Folha - Que políticas diferentes poderiam ter sido tomadas?
Burke -
Vamos imaginar que, depois da Guerra do Afeganistão, os americanos tivessem concluído que eles limparam os campos no Afeganistão e que, então, caminhariam para a segunda fase da guerra, que envolveria assistência aos governos locais, aumento de cooperação entre os serviços de inteligência.
Vamos supor que tivessem pego a enorme quantidade de dinheiro que a Guerra do Iraque custou e a direcionado para diplomacia -melhorar a imagem dos EUA-, para financiar o desenvolvimento na Palestina, financiar o desenvolvimento de um sistema educacional secular no Paquistão, desenvolver energias alternativas para reduzir a dependência do petróleo.
E que tivessem abordado um tema fundamental que é o fato de que o islã, como religião, cultura e forma de viver, está sendo atacado. E vamos imaginar que não tivessem invadido o Iraque. Aí teríamos o problema em um nível administrável.

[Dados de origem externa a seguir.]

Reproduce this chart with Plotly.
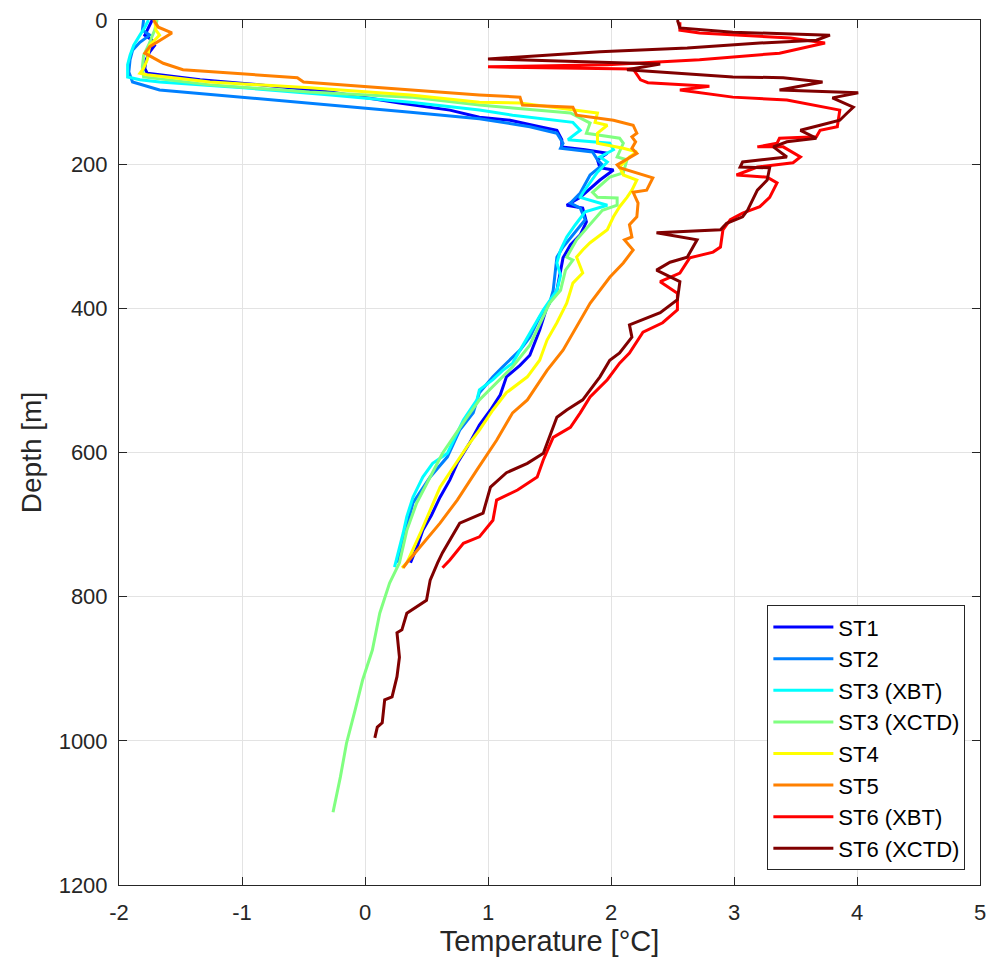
import plotly.graph_objects as go

# ---- data (temperature [°C], depth [m]) ----
st1_t = [-1.73,-1.76,-1.79,-1.73,-1.71,-1.75,-1.78,-1.79,-1.77,-1.67,-1.34,-0.85,-0.28,0.28,0.69,0.93,1.18,1.42,1.56,1.60,1.60,1.79,1.97,1.89,1.91,2.02,1.91,1.75,1.64,1.77,1.80,1.75,1.67,1.61,1.59,1.56,1.48,1.42,1.34,1.26,1.15,1.10,1.02,0.93,0.85,0.75,0.69,0.61,0.54,0.47,0.43,0.37]
st1_d = [0,11,21,28,35,44,55,67,74,76,83,90,100,115,125,135,139,148,153,166,176,180,185,194,205,208,222,246,257,261,280,298,312,330,347,375,398,430,465,479,495,520,541,562,587,615,638,662,687,708,728,753]

st2_t = [-1.80,-1.81,-1.75,-1.83,-1.89,-1.91,-1.92,-1.89,-1.67,-0.99,-0.28,0.37,0.93,1.34,1.56,1.61,1.59,1.85,1.89,1.93,1.83,1.75,1.67,1.75,1.79,1.71,1.61,1.56,1.54,1.53,1.50,1.42,1.34,1.26,1.12,1.04,0.93,0.88,0.77,0.67,0.53,0.39,0.34,0.27,0.27]
st2_d = [0,14,21,31,42,55,72,86,97,107,118,128,137,148,157,171,178,183,194,201,215,240,254,261,277,294,315,329,357,375,393,412,440,458,481,495,517,545,569,606,634,670,703,745,753]

st3x_t = [-1.76,-1.79,-1.83,-1.88,-1.91,-1.93,-1.93,-1.83,-1.67,-0.99,-0.28,0.37,0.93,1.20,1.69,1.75,1.65,1.99,2.02,1.91,1.97,1.89,1.77,1.75,1.97,1.79,1.71,1.64,1.59,1.56,1.59,1.56,1.45,1.32,1.20,1.12,1.04,0.93,0.91,0.80,0.75,0.67,0.55,0.47,0.39,0.34,0.31,0.26,0.24]
st3x_d = [0,10,21,35,49,62,79,83,86,94,104,114,125,132,142,153,166,171,180,190,197,211,240,246,257,266,284,301,319,337,354,375,402,440,476,486,499,513,527,555,573,601,615,634,662,689,712,745,759]

st3c_t = [-1.69,-1.71,-1.76,-1.80,-1.81,-1.80,-1.26,-0.45,0.37,0.93,1.20,1.67,1.83,1.80,2.07,2.10,2.05,2.13,2.10,1.99,1.85,1.89,2.05,2.05,1.93,1.83,1.72,1.64,1.69,1.63,1.59,1.50,1.42,1.34,1.20,1.04,0.93,0.83,0.72,0.63,0.53,0.42,0.34,0.28,0.20,0.12,0.06,-0.02,-0.08,-0.15,-0.20,-0.26]
st3c_d = [0,14,35,49,65,79,90,100,107,118,122,129,143,157,164,171,190,194,212,218,239,246,247,257,264,284,305,329,333,347,375,393,423,451,481,509,527,551,579,601,634,670,708,753,781,823,874,916,957,1003,1050,1099]

st4_t = [-1.71,-1.70,-1.67,-1.75,-1.77,-1.80,-1.83,-1.77,-1.26,-0.45,0.37,0.93,1.26,1.89,1.87,1.97,1.89,1.89,2.10,2.21,2.15,2.07,2.10,2.21,2.17,2.13,2.07,2.02,1.97,1.83,1.77,1.72,1.77,1.69,1.64,1.56,1.48,1.42,1.32,1.15,1.04,0.93,0.83,0.72,0.61,0.53,0.45,0.34,0.30]
st4_d = [0,14,21,35,55,67,74,76,86,94,104,114,115,129,142,146,157,171,178,183,190,204,215,222,236,246,259,273,291,309,319,329,351,365,393,420,444,472,495,517,541,569,592,620,648,680,712,753,760]

st5_t = [-1.72,-1.68,-1.57,-1.67,-1.75,-1.79,-1.64,-1.48,-0.55,-0.50,0.37,0.93,1.26,1.28,1.69,1.72,2.02,2.18,2.21,2.17,2.20,2.17,2.21,2.05,2.07,2.34,2.29,2.18,2.22,2.21,2.15,2.17,2.11,2.18,2.10,1.99,1.83,1.72,1.61,1.48,1.32,1.20,1.07,0.91,0.75,0.61,0.47,0.34,0.31]
st5_d = [0,10,18,28,37,46,60,69,80,86,97,104,107,118,121,132,139,146,157,162,169,178,185,201,205,219,236,239,254,273,284,301,305,319,337,357,393,426,458,486,527,545,583,624,666,698,726,753,760]

st6x_t = [2.56,2.56,2.72,3.46,3.74,3.37,2.72,1.97,1.00,2.18,2.24,2.30,2.80,2.56,2.99,3.43,3.86,3.84,3.70,3.67,3.37,3.35,3.19,3.40,3.54,3.48,3.19,3.02,3.27,3.35,3.29,3.21,3.07,2.97,2.91,2.89,2.83,2.64,2.56,2.40,2.54,2.54,2.42,2.26,2.15,2.07,1.97,1.83,1.75,1.67,1.53,1.45,1.40,1.24,1.07,1.04,0.93,0.80,0.69,0.63]
st6x_d = [3,14,18,25,32,46,55,62,65,68,83,87,92,97,107,111,125,148,153,162,164,171,176,176,190,198,204,215,218,226,246,259,268,277,291,315,322,330,351,363,379,402,420,433,462,476,499,523,545,565,579,610,634,652,666,694,717,726,749,760]

st6c_t = [2.54,2.56,2.99,3.78,3.67,3.21,2.62,1.91,1.00,1.85,2.40,2.13,2.99,3.40,3.72,3.37,4.01,3.80,3.97,3.92,3.86,3.70,3.54,3.67,3.43,3.32,3.43,3.07,3.05,3.29,3.27,3.19,3.11,3.07,2.94,2.89,2.37,2.70,2.62,2.48,2.37,2.56,2.54,2.40,2.15,2.17,2.07,1.99,1.91,1.77,1.64,1.56,1.45,1.32,1.15,1.02,0.96,0.77,0.63,0.59,0.53,0.50,0.34,0.30,0.26,0.28,0.26,0.22,0.16,0.14,0.10,0.08]
st6c_d = [0,11,17,21,28,32,39,44,54,58,61,69,79,80,86,97,101,108,121,129,139,146,153,164,169,176,190,197,204,205,222,236,264,273,282,291,295,305,329,336,347,363,388,406,423,440,462,472,495,527,541,551,601,615,628,648,684,698,739,753,777,805,823,846,850,884,911,939,943,975,981,996]

names = ["ST1", "ST2", "ST3 (XBT)", "ST3 (XCTD)", "ST4", "ST5", "ST6 (XBT)", "ST6 (XCTD)"]
colors = ["#0000FF", "#0080FF", "#00FFFF", "#80FF80", "#FFFF00", "#FF8000", "#FF0000", "#800000"]
temps = [st1_t, st2_t, st3x_t, st3c_t, st4_t, st5_t, st6x_t, st6c_t]
depths = [st1_d, st2_d, st3x_d, st3c_d, st4_d, st5_d, st6x_d, st6c_d]

x_ticks = [-2, -1, 0, 1, 2, 3, 4, 5]
y_ticks = [0, 200, 400, 600, 800, 1000, 1200]

FONT = "Liberation Sans, Arial, sans-serif"

fig = go.Figure()
for n, c, t, d in zip(names, colors, temps, depths):
    fig.add_trace(go.Scatter(x=t, y=d, mode="lines", name=n,
                             line=dict(color=c, width=3)))

axis_common = dict(
    showline=True, linecolor="#262626", linewidth=1, mirror="ticks",
    ticks="inside", ticklen=8, tickcolor="#262626",
    showgrid=True, gridcolor="#E3E3E3", gridwidth=1, zeroline=False,
    automargin=False, ticklabeloverflow="allow",
    tickfont=dict(family=FONT, size=22, color="#262626"),
)

fig.update_xaxes(range=[-2, 5], tickvals=x_ticks, ticktext=[str(v) for v in x_ticks],
                 title=dict(text="Temperature [°C]", standoff=6,
                            font=dict(family=FONT, size=29, color="#262626")),
                 ticklabelstandoff=8, **axis_common)
fig.update_yaxes(range=[1200, 0], tickvals=y_ticks, ticktext=[str(v) for v in y_ticks],
                 title=dict(text="Depth [m]", standoff=8,
                            font=dict(family=FONT, size=28, color="#262626")),
                 ticklabelstandoff=6, **axis_common)

fig.update_layout(
    width=987, height=968,
    margin=dict(l=119, r=7, t=20, b=83),
    plot_bgcolor="white", paper_bgcolor="white",
    legend=dict(x=0.983, xanchor="right", y=0.017, yanchor="bottom",
                bgcolor="white", bordercolor="#262626", borderwidth=1,
                font=dict(family=FONT, size=22, color="#000000"),
                tracegroupgap=0, itemwidth=60),
    showlegend=True,
)

# remove the browser's default 8px body margin so the figure fills the window
fig.write_html("out.html",
               config={"displayModeBar": False},
               post_script="document.body.style.margin='0';document.body.style.overflow='hidden';")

Folha - Mas isso não ocorreu.
Burke -
Sim, e, no balanço final, se você olhar o objetivo de Osama bin Laden cinco anos atrás, que era mobilizar e radicalizar a maior quantidade de pessoas possível no Oriente Médio, e olhar nossos objetivos, que têm sido administrar as ameaças de terrorismo, de forma que não prejudiquem nosso modo de viver, nossas culturas e sociedades, então, acho que é bastante claro que Bin Laden e pessoas como ele estão mais próximas de seus objetivos do que nós dos nossos.

Folha - Como conter o terrorismo islâmico?
Burke -
A melhor coisa é o fato de que a maior parte das pessoas no mundo islâmico não gosta do terrorismo, tem vergonha e acha que a religião deles tem sido usada de forma errada.
É preciso incentivar os muçulmanos moderados, em vez de tornar o trabalho deles mais difícil.